Fluch und Segen des Internets
Für den Sänger ein Problem, das nicht nur ihn selbst betrifft und deshalb in fast allen seinen Liedern pulsiert: „Meine Generation kann vieles ändern. Wir können uns auf eine Weise selbst darstellen wie keine andere zuvor und so auch emanzipieren von falschen Vorstellungen. Das ist eine Chance, die wir nutzen sollten. Aber auch eine große Herausforderung mit Tücken.“
Natürlich meint IAMJJ die verführerische Kraft des Internets, die es erlaubt, mit jedem anderen Menschen auf der Weltkugel in Kontakt zu treten, aber auch permanent unter Zugzwang zu stehen, sich zu präsentieren. Fluch und Segen zugleich, findet der Däne. Darin ist er sich wohl mit fast allen Heranwachsenden im 21. Jahrhundert einig. Die Möglichkeit der vermeintlich das Ego stärkenden Selbstbespiegelung werde zudem einkassiert von der Qual der Wahl, alles zu jeder Zeit machen zu können. Leiden an Vielfalt, eine vergiftete Melancholie.In seinem Song „Homer“ (der nichts mit dem Autor der Illias und auch nichts mit Homer Simpson zu tun hat, sondern Teenager-Straßensprache zitiert) verdichtet der 24-Jährige die Erfahrungen seiner vielleicht exemplarischen Jugend in einer fiktiven Person, die kaum noch das Haus verlässt, sich im eigenen, zuweilen drogeninduzierten Ennui eingerichtet hat und nichts mehr fürchtet als das Urteil seiner virtuellen Freunde im Internet. „Die Menschen schämen sich, traurig oder depressiv zu sein“, sagt IAMJJ. „Sie schämen sich für allesmögliche. Deshalb nehmen sie Drogen, Alkohol und gehen ins Fitnessstudio, damit niemand diese Scham sieht. Ich will zeigen, dass es auch okay ist, sich von Zeit zu Zeit schlecht zu fühlen.“
Soignierte Schwermut
Mit dem Besuch zahlreicher Poetry Slams (und mit einem offenen Ohr für Rapper wie Eminem und Dr. Dre) hat sich der Musiker für seine Texte eine raffinierte Verdichtungstechnik angeeignet. „Super Hero Eva“ oder „Susie May“ sind pointierte Kurzerzählungen, die es allerdings auch geschickt vermeiden, zu sehr in die Tiefe zu gehen.

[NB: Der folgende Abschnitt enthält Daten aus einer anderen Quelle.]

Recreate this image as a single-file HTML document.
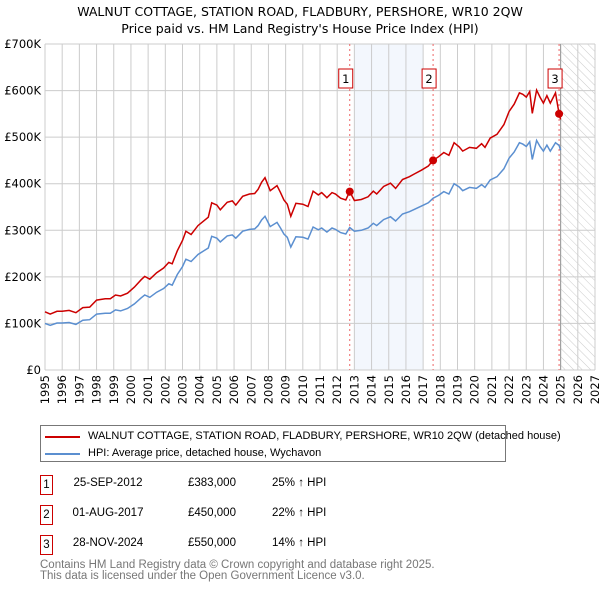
<!DOCTYPE html>
<html><head><meta charset="utf-8"><style>
body{margin:0;background:#fff;font-family:"Liberation Sans","DejaVu Sans",sans-serif;}
#wrap{position:relative;width:600px;height:590px;overflow:hidden}
svg text{font-family:"DejaVu Sans","Liberation Sans",sans-serif}
</style></head><body><div id="wrap">
<svg id="chart" width="600" height="590">
<defs><pattern id="hatch" width="6" height="6" patternUnits="userSpaceOnUse" patternTransform="rotate(-45)"><line x1="0" y1="0" x2="0" y2="6" stroke="#ccc" stroke-width="1"/></pattern></defs>
<text x="300" y="16" text-anchor="middle" font-size="12.5" fill="#000">WALNUT COTTAGE, STATION ROAD, FLADBURY, PERSHORE, WR10 2QW</text>
<text x="300" y="33" text-anchor="middle" font-size="12.5" fill="#000">Price paid vs. HM Land Registry's House Price Index (HPI)</text>
<g id="grid"></g><g id="marks"></g>
</svg>
<div style="position:absolute;left:40px;top:425px;width:464px;height:35px;border:1px solid #777;font-size:11px;white-space:nowrap">
<div style="position:absolute;left:4px;top:10px;width:35px;height:2px;background:#cc0000"></div>
<div style="position:absolute;left:47px;top:4px">WALNUT COTTAGE, STATION ROAD, FLADBURY, PERSHORE, WR10 2QW (detached house)</div>
<div style="position:absolute;left:4px;top:27px;width:35px;height:2px;background:#5b8fd0"></div>
<div style="position:absolute;left:47px;top:21px">HPI: Average price, detached house, Wychavon</div>
</div>
<div id="table" style="font-size:11.5px"></div>
<div style="position:absolute;left:40px;top:560px;font-size:11.5px;color:#777;line-height:11px">Contains HM Land Registry data © Crown copyright and database right 2025.<br>This data is licensed under the Open Government Licence v3.0.</div>
</div>
<script>
const hpiX=[1995.0,1995.3,1995.7,1996.0,1996.4,1996.8,1997.2,1997.6,1998.0,1998.5,1998.8,1999.1,1999.4,1999.8,2000.2,2000.6,2000.8,2001.1,2001.5,2001.9,2002.2,2002.4,2002.7,2003.0,2003.2,2003.5,2003.9,2004.2,2004.5,2004.7,2005.0,2005.2,2005.6,2005.9,2006.1,2006.5,2006.9,2007.2,2007.4,2007.6,2007.8,2008.1,2008.5,2008.7,2008.9,2009.1,2009.3,2009.6,2010.0,2010.3,2010.6,2010.9,2011.1,2011.4,2011.7,2011.9,2012.2,2012.5,2012.73,2013.0,2013.4,2013.8,2014.1,2014.3,2014.7,2015.1,2015.4,2015.8,2016.2,2016.5,2016.9,2017.3,2017.58,2017.9,2018.2,2018.5,2018.8,2019.1,2019.3,2019.7,2020.1,2020.4,2020.6,2020.9,2021.3,2021.7,2022.0,2022.3,2022.6,2022.8,2023.0,2023.2,2023.35,2023.6,2023.8,2024.0,2024.2,2024.4,2024.7,2024.91,2025.0];
const hpiY=[100,96,101,101,102,98,107,108,120,122,122,129,127,132,142,155,161,156,167,175,185,182,205,222,238,233,248,255,262,287,283,275,288,290,283,298,302,303,310,322,330,308,317,305,292,285,264,286,285,281,307,301,305,296,305,302,295,292,306,298,300,305,315,310,323,329,320,335,340,345,352,359,369,375,383,378,400,393,385,392,390,398,392,408,415,432,455,468,488,485,480,490,452,493,480,470,483,470,488,482,472];
const propY=[125,120,126,126,128,123,134,135,150,153,153,161,159,165,178,194,201,195,209,219,231,228,256,278,298,291,310,319,328,359,354,344,360,363,354,373,378,379,388,403,413,385,396,381,365,356,330,358,356,351,384,376,381,370,381,378,369,365,383,364,366,372,384,378,394,401,390,409,415,421,429,438,450,458,467,461,488,479,470,478,476,486,478,498,506,527,555,571,595,592,586,598,551,601,586,573,589,573,595,550,538];
const saleX=[2012.73,2017.58,2024.91];
const saleY=[383,450,550];
const saleLabels=["1","2","3"];
const saleDates=["25-SEP-2012","01-AUG-2017","28-NOV-2024"];
const salePrices=["£383,000","£450,000","£550,000"];
const saleHpi=["25% ↑ HPI","22% ↑ HPI","14% ↑ HPI"];
const yTicks=[0,100,200,300,400,500,600,700];
const yTickLabels=["£0","£100K","£200K","£300K","£400K","£500K","£600K","£700K"];
const xYears=[1995,1996,1997,1998,1999,2000,2001,2002,2003,2004,2005,2006,2007,2008,2009,2010,2011,2012,2013,2014,2015,2016,2017,2018,2019,2020,2021,2022,2023,2024,2025,2026,2027];

const L=45,R=595,T=44,B=370,X0=1995,X1=2027,YMAX=700;
const sx=v=>L+(v-X0)/(X1-X0)*(R-L);
const sy=v=>B-v/YMAX*(B-T);
const NS="http://www.w3.org/2000/svg";
function mk(tag,attrs,parent,text){const e=document.createElementNS(NS,tag);for(const k in attrs)e.setAttribute(k,attrs[k]);if(text!=null)e.textContent=text;parent.appendChild(e);return e;}
const g=document.getElementById('grid'),m=document.getElementById('marks');
let e;
e=mk('rect',{x:sx(2013),y:T,width:sx(2017)-sx(2013),height:B-T,fill:'#eef3fc',opacity:0.7},g);


e=mk('rect',{x:sx(2025),y:T,width:R-sx(2025),height:B-T,fill:'url(#hatch)'},g);


yTicks.forEach((v,i)=>{
 e=mk('line',{x1:L,x2:R,y1:sy(v),y2:sy(v),stroke:'#ccc','stroke-width':1},g);
 
 
 e=mk('text',{x:L-4,y:sy(v)+4,'text-anchor':'end','font-size':11.5,fill:'#000'},g,yTickLabels[i]);
 
 
});
xYears.forEach(y=>{
 e=mk('line',{x1:sx(y),x2:sx(y),y1:T,y2:B,stroke:'#ccc','stroke-width':1},g);
 
 
 e=mk('text',{x:0,y:0,'text-anchor':'end','font-size':11.5,fill:'#000',transform:`translate(${sx(y)+4},${B+5}) rotate(-90)`},g,String(y));
 
 
});
e=mk('line',{x1:sx(2025),x2:sx(2025),y1:T,y2:B,stroke:'#999','stroke-width':1},g);


saleX.forEach((x,i)=>{
 e=mk('line',{x1:sx(x),x2:sx(x),y1:T,y2:B,stroke:'#e66','stroke-width':1,'stroke-dasharray':'2,3'},m);
 
 
});
const pts=(ys)=>hpiX.map((x,i)=>sx(x).toFixed(1)+','+sy(ys[i]).toFixed(1)).join(' ');
e=mk('polyline',{points:pts(hpiY),fill:'none',stroke:'#5b8fd0','stroke-width':1.5},m);


e=mk('polyline',{points:pts(propY),fill:'none',stroke:'#cc0000','stroke-width':1.5},m);


saleX.forEach((x,i)=>{
 e=mk('circle',{cx:sx(x),cy:sy(saleY[i]),r:4,fill:'#cc0000'},m);
 
 
 const bx=sx(x)-11;
 e=mk('rect',{x:bx,y:69,width:14,height:19,fill:'#fff',stroke:'#cc0000','stroke-width':1},m);
 
 
 e=mk('text',{x:bx+7,y:83,'text-anchor':'middle','font-size':11.5,fill:'#000'},m,saleLabels[i]);
 
 
});
const tb=document.getElementById('table');
saleX.forEach((x,i)=>{
 const top=475+i*30;
 const row=document.createElement('div');
 
 
 row.style.cssText=`position:absolute;left:0;top:${top}px;width:600px;height:20px;white-space:nowrap`;
 row.innerHTML=`<div style="position:absolute;left:40px;top:0;width:11px;height:18px;border:1px solid #cc0000;text-align:center;line-height:18px">${saleLabels[i]}</div>
 <div style="position:absolute;left:58px;width:100px;top:2px;text-align:center">${saleDates[i]}</div>
 <div style="position:absolute;left:188px;top:2px">${salePrices[i]}</div>
 <div style="position:absolute;left:272px;top:2px">${saleHpi[i]}</div>`;
 tb.appendChild(row);
});
</script></body></html>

Recht ähnlich verhält es sich mit der Stimme des Shakespeare-Lesers und glühenden Stevie-Nicks-Fan: Sie klingt bei filigranen Liedern wie „You In My Arms“ oder dem apokalyptisch anmutenden Titelstück beunruhigend tief und wohlgereift, als würde IAMJJ Tom Waits imitieren wollen. Allerdings überwiegt wohl doch etwas die Sorge vor zu viel Alkohol und Zigarettenkonsum, predigt doch schon der Refrain mit glockenhellem Tonfall wieder sanfte Erlösung.
Kompromisslos ist dann aber doch der Künstlername, den sich der Musiker einfallen lassen hat: Er nenne sich IAMJJ, weil er stolz sei, mit seiner Musik auszudrücken, was er geworden ist. Das hätten ihn Nick Cave, Leonard Cohen und Bon Iver gelehrt, von denen er sich den Hang zur soignierten Schwermut geborgt hat. Vielleicht weiß der attraktive Musiker aber auch sehr gut, dass „JJ“ im Urban Dictionary, das die oftmals ausufernde und für Uneingeweihte kryptisch anmutende Jugendsprache protokolliert, für einen einfühlsamen, hinreißenden Jungen steht, den man als Mädchen schnell festhalten sollte, wenn man das Glück hat, ihm zu begegnen.